Once the lesson is drafted, the group identifies ways of improving the lesson by considering how students learn, how to capitalize on student responses, what questions will provoke thinking, how to make thinking visible to observation and how to further the lesson’s goals. The final stage of design involves determining the lessons procedure and rationale, including blackboard and teaching material use, learning activities, time allotment, teaching and assessment questions, and developing a system for student learning assessment .
The lesson is taught by one member of the group and observed by the collaborating teachers and knowledgeable others who all take detailed notes of the participant’s visible displays of teaching and learning. After the lesson, the group and others meet to reflect on the learning experience and analyze their notes and data collected for evidence of how students learned from the lesson, what they were thinking, where they were having problems and how their thinking changed, revealing connections between student learning and teaching practices.

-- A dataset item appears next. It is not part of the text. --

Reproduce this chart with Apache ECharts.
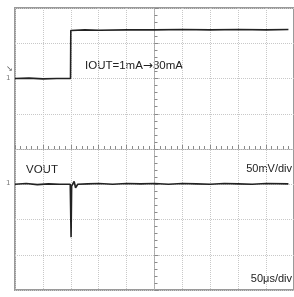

The second iteration involves returning to the design stage and redesigning the lesson with the new knowledge acquired and repeating the entire process until the lesson meets the set or newly modified learning goals. This lesson study process enables teachers to experiment with different approaches and philosophies and make best practice improvements founded on evidence of constructive student learning. Finally, the group documents the lesson study, similar to a scientific experiment, with hypothesis or goals, materials, procedure, rationale, observations, data analysis, and conclusion to be make public for others to repeat or further revise the lesson.
Is everything we do focused on the effectiveness of the individual? ‘Is this teacher effective?’Not, ‘Are the methods they’re using effective, and could they use other methods? These are the questions that a lesson could answer. Our job as a teacher does not end to teaching the lessons alone. It is our duty to check and counter check whether our strategies are still significant to teaching and learning process. This is the main goal of Lesson Study.